Everyone uses both attitudes. That is not what ambiversion claims. What ambiversion actually describes is either a person who has not yet identified their dominant attitude (which is common, since the dominant attitude is like water to a fish - invisible because it is everywhere) or a person whose dominant and auxiliary functions have different attitudes (for example, dominant introverted thinking with auxiliary extraverted intuition), which creates the appearance of balance but is actually a specific typological structure.
The concept of ambiversion flattens Jung's system back into the behavioral categories he was trying to move beyond. It treats introversion and extraversion as a spectrum of social behavior rather than as structural orientations of psychic energy. It is a regression from Jung's insight, not an advance beyond it.
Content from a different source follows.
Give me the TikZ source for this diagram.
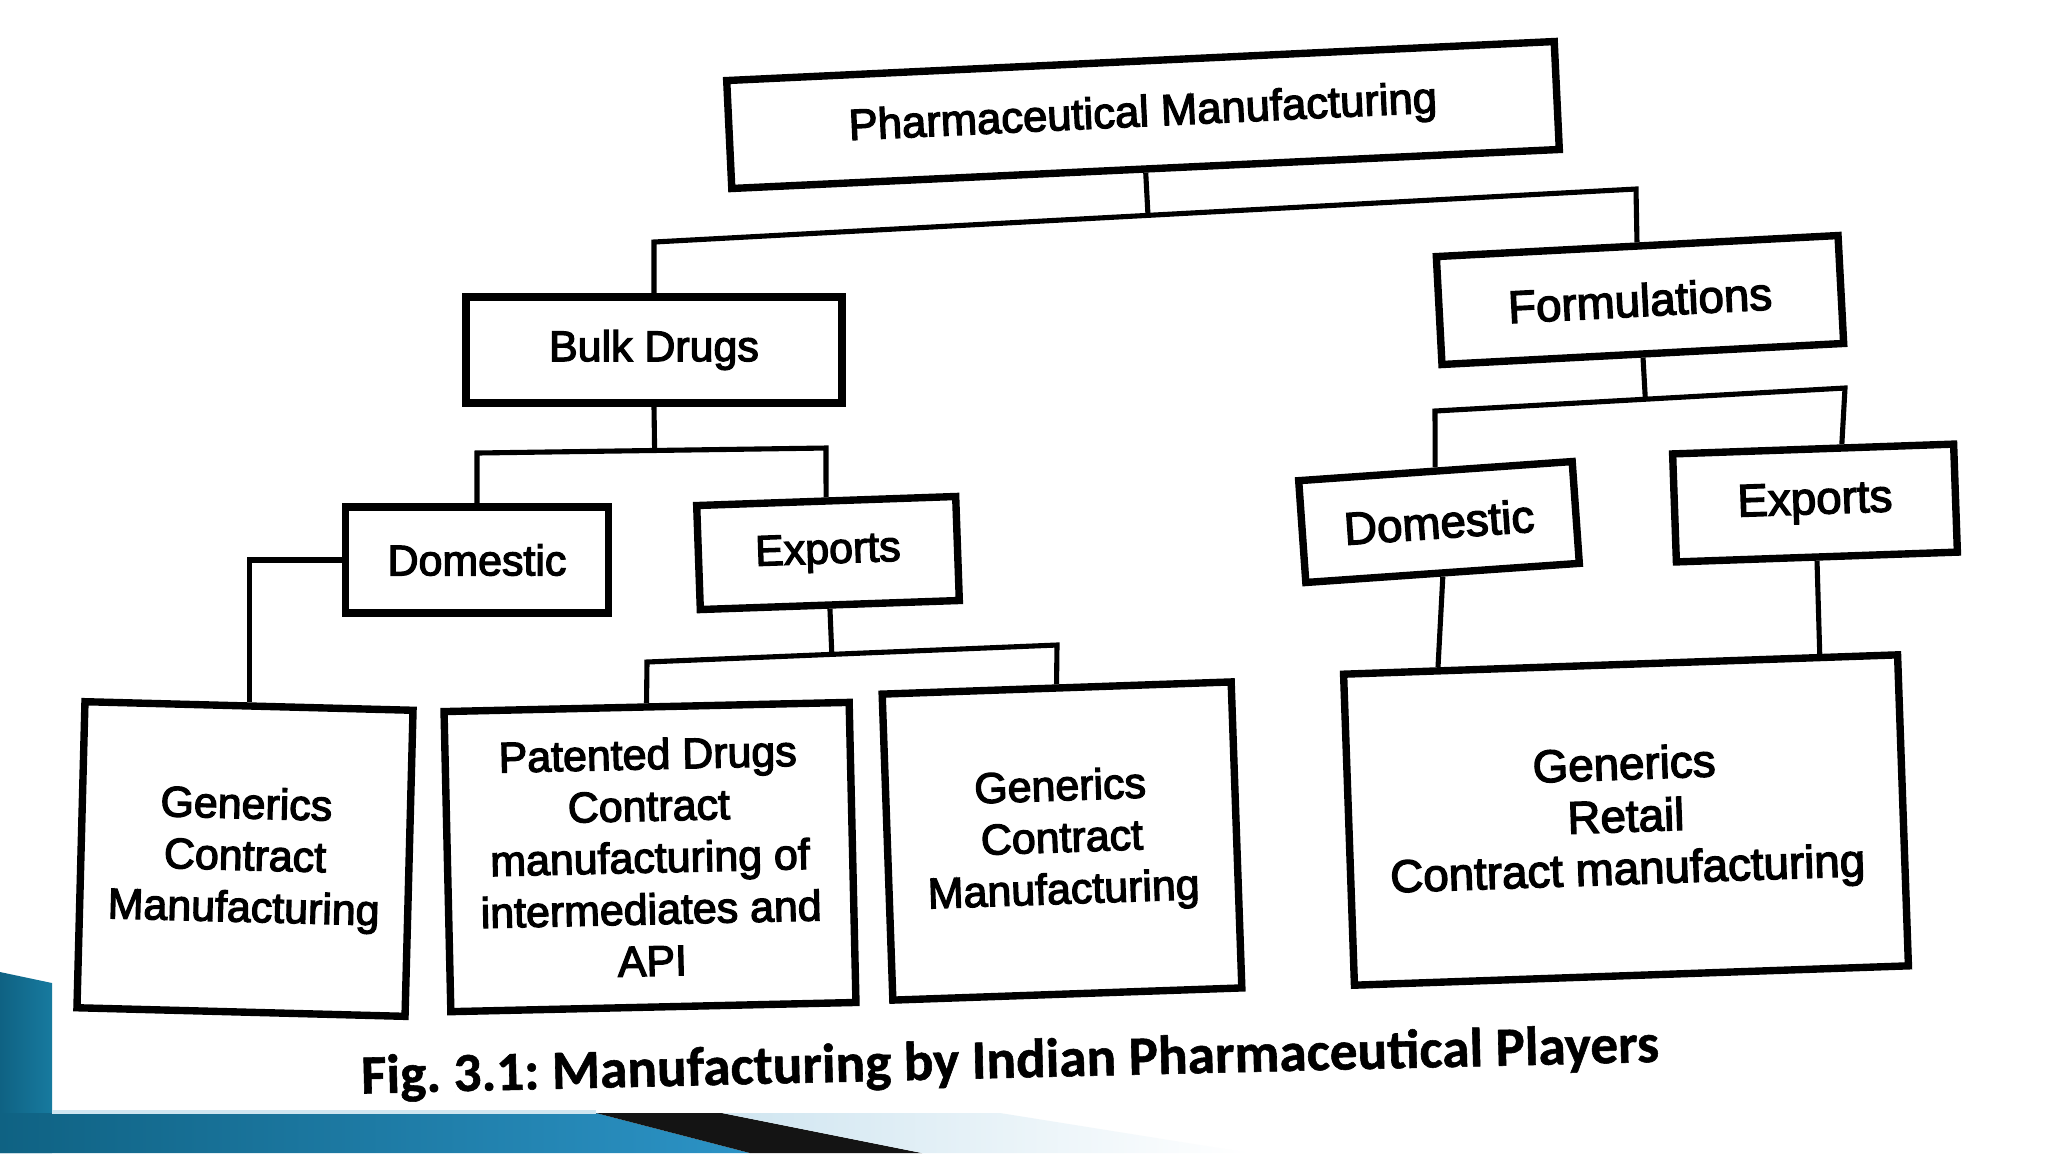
\documentclass[tikz,border=0pt]{standalone}
\usepackage{fontspec}
\newfontfamily\boxfont[FakeBold=3]{Liberation Sans}
\newfontfamily\capfont[FakeBold=1]{Carlito}
\usetikzlibrary{calc}
\newcommand\fontLeft{\boxfont\fontsize{12.2pt}{14.7pt}\selectfont}
\newcommand\fontMid{\boxfont\fontsize{12.4pt}{14.7pt}\selectfont}
\newcommand\fontRight{\boxfont\fontsize{13pt}{14.9pt}\selectfont}
\definecolor{tealdark}{HTML}{0F6283}
\definecolor{tealbar}{HTML}{177A9F}
\definecolor{tealmid}{HTML}{2C93C6}
\definecolor{teallight}{HTML}{52B5E1}
\definecolor{paleblue}{HTML}{CFE5F0}
\begin{document}
\frenchspacing
\begin{tikzpicture}[x=0.01cm, y=-0.01cm,
  box/.style={draw=black, line width=2.1pt, fill=white, align=center, inner sep=0pt},
  conn/.style={draw=black, line width=1.45pt, line join=miter},
  deco/.style={draw=none}]
\useasboundingbox (0,0) rectangle (2048,1153);
\fill[white] (0,0) rectangle (2048,1153);

% slide decoration (bottom left)
\shade[deco, left color=tealdark, right color=tealbar] (0,972) -- (52,983) -- (52,1153) -- (0,1153) -- cycle;
\shade[deco, left color=tealdark, middle color=teallight, right color=tealmid] (0,1113) -- (596,1113) -- (750,1153) -- (0,1153) -- cycle;
\fill[deco, black!92] (596,1113) -- (722,1113) -- (922,1153) -- (750,1153) -- cycle;
\shade[deco, left color=paleblue, right color=white] (722,1113) -- (1000,1113) -- (1250,1153) -- (922,1153) -- cycle;
\draw[draw=paleblue, line width=1pt] (52,1112) -- (596,1112);

% boxes
\node[box, minimum width=8.28cm, minimum height=1.08cm, rotate=2.7, font=\fontMid] (pm) at (1143,115) {Pharmaceutical Manufacturing};
\node[box, minimum width=3.76cm, minimum height=1.06cm, font=\fontLeft] (bulk) at (654,350) {Bulk Drugs};
\node[box, minimum width=4.02cm, minimum height=1.08cm, rotate=3, font=\fontRight] (form) at (1640,300) {Formulations};
\node[box, minimum width=2.63cm, minimum height=1.06cm, font=\fontLeft] (domL) at (477,560) {Domestic};
\node[box, minimum width=2.59cm, minimum height=1.04cm, rotate=2, font=\fontLeft] (expL) at (828,553) {Exports};
\node[box, minimum width=2.74cm, minimum height=1.02cm, rotate=4, font=\fontRight] (domR) at (1439,522) {Domestic};
\node[box, minimum width=2.81cm, minimum height=1.08cm, rotate=2, font=\fontRight] (expR) at (1815,503) {Exports};
\node[box, minimum width=3.28cm, minimum height=3.06cm, rotate=-1.5, font=\fontLeft] (genL) at (245,859) {Generics\\Contract\\Manufacturing};
\node[box, minimum width=4.05cm, minimum height=3.00cm, rotate=1.3, font=\fontLeft] (pat) at (650,857) {Patented Drugs\\Contract\\manufacturing of\\intermediates and\\API};
\node[box, minimum width=3.49cm, minimum height=3.06cm, rotate=2, font=\fontLeft] (gen2) at (1062,841) {Generics\\Contract\\Manufacturing};
\node[box, minimum width=5.54cm, minimum height=3.11cm, rotate=2, font=\fontRight] (genR) at (1626,820) {Generics\\Retail\\Contract manufacturing};

% connectors
\coordinate (tb) at (654,242);
\coordinate (tf) at (1636,189);
\draw[conn] (pm.south) -- ($(tb)!(pm.south)!(tf)$);
\draw[conn] (bulk.north) -- (tb) -- (tf) -- (form.north);

\coordinate (bl) at (477,453);
\coordinate (br) at (826,448);
\draw[conn] (bulk.south) -- ($(bl)!(bulk.south)!(br)$);
\draw[conn] (domL.north) -- (bl) -- (br) -- (expL.north);

\draw[conn] (domL.west) -| (genL.north);

\coordinate (pl) at (647,662);
\coordinate (gr) at (1057,645);
\draw[conn] (expL.south) -- ($(pl)!(expL.south)!(gr)$);
\draw[conn] (pat.north) -- (pl) -- (gr) -- (gen2.north);

\coordinate (dl) at (1435,411);
\coordinate (er) at (1845,388);
\draw[conn] (form.south) -- ($(dl)!(form.south)!(er)$);
\draw[conn] (domR.north) -- (dl) -- (er) -- ($(expR.north west)!0.6!(expR.north east)$);

\draw[conn] (domR.south) -- ($(genR.north west)!0.175!(genR.north east)$);
\draw[conn] (expR.south) -- ($(genR.north west)!0.855!(genR.north east)$);

% caption
\node[font=\capfont\bfseries\fontsize{15.7pt}{19pt}\selectfont, rotate=1.4, inner sep=0pt] (cap) at (1010,1063) {Fig. 3.1: Manufacturing by Indian Pharmaceutical Players};
\end{tikzpicture}
\end{document}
Why This Matters for Individuation
Understanding your type is not about putting yourself in a box. It is about understanding the shape of your consciousness so that you can work with it rather than against it.
Individuation - Jung's term for the lifelong process of becoming who you actually are - requires developing the inferior function and the inferior attitude. The introvert must learn to engage the extraverted world without losing their introverted ground. The extravert must learn to turn inward without being swallowed by the unconscious.
This is not about becoming balanced in some bland, middle-of-the-road way. It is about expanding the range of consciousness while maintaining your center. The mature introvert is not someone who has become extraverted. They are someone whose introversion is rich, flexible, and able to engage the external world without being threatened by it. The mature extravert is not someone who has become introverted. They are someone whose extraversion is grounded in genuine self-knowledge rather than in flight from inner emptiness.
Jung's typology is not a personality test. It is a map of consciousness - a tool for understanding the specific way your psyche is structured, so that you can begin the real work of becoming whole.